By Tim Graham
The Buffalo Bills have declined to participate in the NFL's new blackout system.
If you don't visit the Buffalo News home page and head straight to the Press Coverage blog or our online sports section, then you might've missed it. Bills CEO Russ Brandon told reporter Gene Warner the Bills have decided not to relax the threshold for ticket sales to make sure every game is shown on local television.
The NFL is allowing teams to sell as little as 85 percent of their non-premium seats and still be on TV within a 75-mile radius of the stadium.
"We are not going to participate in the relaxed-manifest rule," Brandon said. "We are a volume-based business, and for us to be successful, we need to keep our ticket prices low and sell a greater number of tickets."
The Bills are only the third team to announce their intentions. The Indianapolis Colts and San Diego Chargers previously said they are sticking with the old policy, which called for a local TV blackout to be lifted only after all non-premium tickets had been sold 72 hours before kickoff.
"I think this was an opportunity that the Bills have missed, to do something good for their extremely loyal fans," said Rep.

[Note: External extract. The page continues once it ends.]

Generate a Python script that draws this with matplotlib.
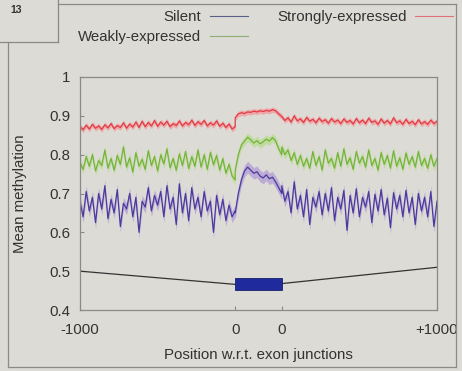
import numpy as np
import matplotlib
matplotlib.use("Agg")
import matplotlib.pyplot as plt
from matplotlib.patches import Rectangle
from matplotlib.lines import Line2D

plt.rcParams['font.family'] = ['Liberation Sans', 'DejaVu Sans']

series_names = ["Silent", "Weakly-expressed", "Strongly-expressed"]
x_tick_labels = ["-1000", "0", "0", "+1000"]
y_ticks = [0.4, 0.5, 0.6, 0.7, 0.8, 0.9, 1.0]
y_tick_labels = ["0.4", "0.5", "0.6", "0.7", "0.8", "0.9", "1"]

# ---- Strongly-expressed (red)
strong_up = [0.872,0.864,0.876,0.866,0.878,0.868,0.874,0.865,0.877,0.869,0.880,0.867,0.875,0.870,0.882,0.868,0.879,0.871,0.884,0.870,0.886,0.872,0.883,0.874,0.888,0.873,0.884,0.876,0.886,0.872,0.880,0.875,0.887,0.874,0.883,0.877,0.889,0.875,0.885,0.878,0.888,0.874,0.882,0.876,0.887,0.873,0.881,0.870,0.879,0.866,0.872]
strong_exon = [0.895,0.905,0.908,0.906,0.910,0.909,0.912,0.910,0.913,0.911,0.914,0.912,0.916,0.913,0.905,0.898]
strong_down = [0.898,0.888,0.895,0.884,0.900,0.887,0.892,0.883,0.896,0.886,0.891,0.882,0.894,0.885,0.890,0.881,0.893,0.884,0.889,0.880,0.892,0.883,0.888,0.879,0.893,0.882,0.889,0.880,0.894,0.883,0.887,0.878,0.892,0.881,0.888,0.879,0.895,0.882,0.887,0.878,0.891,0.880,0.886,0.877,0.890,0.879,0.885,0.878,0.889,0.880,0.886]

# ---- Weakly-expressed (green)
weak_up = [0.780,0.762,0.795,0.770,0.800,0.758,0.785,0.772,0.812,0.765,0.790,0.760,0.798,0.775,0.820,0.768,0.792,0.755,0.805,0.770,0.788,0.762,0.810,0.772,0.795,0.758,0.800,0.776,0.815,0.766,0.790,0.760,0.802,0.772,0.808,0.764,0.795,0.770,0.812,0.768,0.800,0.762,0.806,0.774,0.798,0.760,0.790,0.752,0.775,0.745,0.735]
weak_exon = [0.760,0.800,0.825,0.835,0.845,0.838,0.830,0.836,0.828,0.833,0.840,0.835,0.844,0.836,0.815,0.800]
weak_down = [0.820,0.800,0.812,0.785,0.805,0.775,0.798,0.770,0.790,0.765,0.808,0.772,0.795,0.760,0.812,0.778,0.790,0.765,0.805,0.770,0.815,0.775,0.792,0.762,0.808,0.778,0.795,0.768,0.812,0.772,0.790,0.760,0.805,0.775,0.798,0.765,0.810,0.770,0.792,0.762,0.804,0.775,0.795,0.768,0.808,0.772,0.790,0.765,0.800,0.770,0.790]

# ---- Silent (purple)
silent_up = [0.680,0.640,0.705,0.655,0.690,0.625,0.700,0.660,0.720,0.635,0.685,0.650,0.710,0.615,0.675,0.660,0.700,0.640,0.690,0.600,0.680,0.665,0.715,0.655,0.695,0.670,0.705,0.640,0.720,0.660,0.690,0.620,0.725,0.650,0.700,0.630,0.715,0.660,0.690,0.640,0.705,0.655,0.680,0.600,0.695,0.645,0.685,0.630,0.670,0.640,0.655]
silent_exon = [0.650,0.700,0.735,0.758,0.768,0.760,0.752,0.756,0.745,0.740,0.748,0.738,0.742,0.730,0.715,0.700]
silent_down = [0.720,0.680,0.705,0.650,0.730,0.660,0.695,0.640,0.710,0.620,0.690,0.665,0.705,0.645,0.700,0.655,0.715,0.630,0.690,0.660,0.708,0.605,0.695,0.650,0.712,0.640,0.690,0.665,0.705,0.625,0.698,0.655,0.710,0.645,0.688,0.612,0.702,0.660,0.695,0.640,0.708,0.650,0.690,0.620,0.700,0.655,0.690,0.640,0.705,0.615,0.680]

# gene model: line y at [-1000, exon start, exon end, +1000]
gene_line_y = [0.500, 0.466, 0.468, 0.510]
exon_box_y = [0.452, 0.483]

EXON_W = 300  # display width for the exon body
up_x = np.linspace(0, 1000, len(strong_up))
ex_x = np.linspace(1000, 1000 + EXON_W, len(strong_exon))
dn_x = np.linspace(1000 + EXON_W, 2000 + EXON_W, len(strong_down))
X = np.concatenate([up_x, ex_x, dn_x])

FS = 10.8
TXT = "#333333"
bg = "#dcdbd5"
fig = plt.figure(figsize=(4.62, 3.71), dpi=100, facecolor=bg)
ax = fig.add_axes([80/462, 1-310/371, 357/462, 233/371], facecolor=bg)

styles = {
    "Silent": dict(line="#4a3a9e", band="#b9a6d6", hw=0.015, leg="#5a5f8a"),
    "Weakly-expressed": dict(line="#74b43a", band="#bddb98", hw=0.011, leg="#8fae74"),
    "Strongly-expressed": dict(line="#e23a44", band="#efa3a3", hw=0.007, leg="#e0707a"),
}
data = {
    "Silent": silent_up + silent_exon + silent_down,
    "Weakly-expressed": weak_up + weak_exon + weak_down,
    "Strongly-expressed": strong_up + strong_exon + strong_down,
}
for name in ["Strongly-expressed", "Weakly-expressed", "Silent"]:
    y = np.array(data[name])
    st = styles[name]
    ax.fill_between(X, y - st["hw"], y + st["hw"], color=st["band"], lw=0, alpha=0.9)
    ax.plot(X, y, color=st["line"], lw=0.9)

# gene model
ax.plot([0, 1000], gene_line_y[:2], color="#333333", lw=0.9)
ax.plot([1000 + EXON_W, 2000 + EXON_W], gene_line_y[2:], color="#333333", lw=0.9)
ax.add_patch(Rectangle((1000, exon_box_y[0]), EXON_W, exon_box_y[1] - exon_box_y[0],
                       facecolor="#1f2a9c", edgecolor="#15206e", lw=0.6, zorder=5))

ax.set_xlim(0, 2000 + EXON_W)
ax.set_ylim(0.4, 1.0)
ax.set_xticks([0, 1000, 1000 + EXON_W, 2000 + EXON_W])
ax.set_xticklabels(x_tick_labels)
ax.set_yticks(y_ticks)
ax.set_yticklabels(y_tick_labels)
ax.tick_params(direction="in", length=3, colors="#888888", labelcolor=TXT, labelsize=FS)
ax.tick_params(axis="x", pad=9)
ax.tick_params(axis="y", pad=7)
for s in ax.spines.values():
    s.set_color("#8a8a88")
    s.set_linewidth(0.9)

ax.set_xlabel("Position w.r.t. exon junctions", fontsize=FS, color=TXT, labelpad=8)
ax.set_ylabel("Mean methylation", fontsize=FS, color=TXT, labelpad=16)

handles = [Line2D([], [], color=styles[n]["leg"], lw=0.8) for n in series_names]
leg = fig.legend(handles, series_names, ncol=2, markerfirst=False, frameon=False,
                 loc="upper left", bbox_to_anchor=(78/462, 1 - 10/371), fontsize=FS,
                 borderpad=0, borderaxespad=0,
                 handlelength=2.5, columnspacing=1.95, labelspacing=0.4, handletextpad=0.6)
for t in leg.get_texts():
    t.set_color(TXT)
    t.set_ha("right")

# figure frame and tab
fc = "#8a8a88"
fig.add_artist(Line2D([58/462, 456/462], [1-4/371, 1-4/371], color=fc, lw=0.9))
fig.add_artist(Line2D([456/462, 456/462], [1-4/371, 1-367/371], color=fc, lw=0.9))
fig.add_artist(Line2D([8/462, 456/462], [1-367/371, 1-367/371], color=fc, lw=0.9))
fig.add_artist(Line2D([8/462, 8/462], [1-42/371, 1-367/371], color=fc, lw=0.9))
fig.add_artist(Line2D([0, 58/462], [1-42/371, 1-42/371], color=fc, lw=0.9))
fig.add_artist(Line2D([58/462, 58/462], [1, 1-42/371], color=fc, lw=0.9))
fig.text(10/462, 1-10/371, "13", fontsize=7.5, color=TXT, va="center", ha="left", weight="bold")

fig.savefig("out.png", dpi=100, facecolor=bg)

Brian Higgins, D-Buffalo, "but also to position themselves for greater future economic success by making the product accessible to a larger segment of the population."
Brandon said only one of the Bills' past six blackouts would have reached the 85 percent threshold anyway, a sellout would have cost the Bills $90,000 per game in fees and the Bills were concerned fans wouldn't feel as compelled to buy season tickets.
"As a small-market franchise, we need people in the building," Brandon said. "That drives all of our additional business platforms. We need people in the building as much in December as we do in September."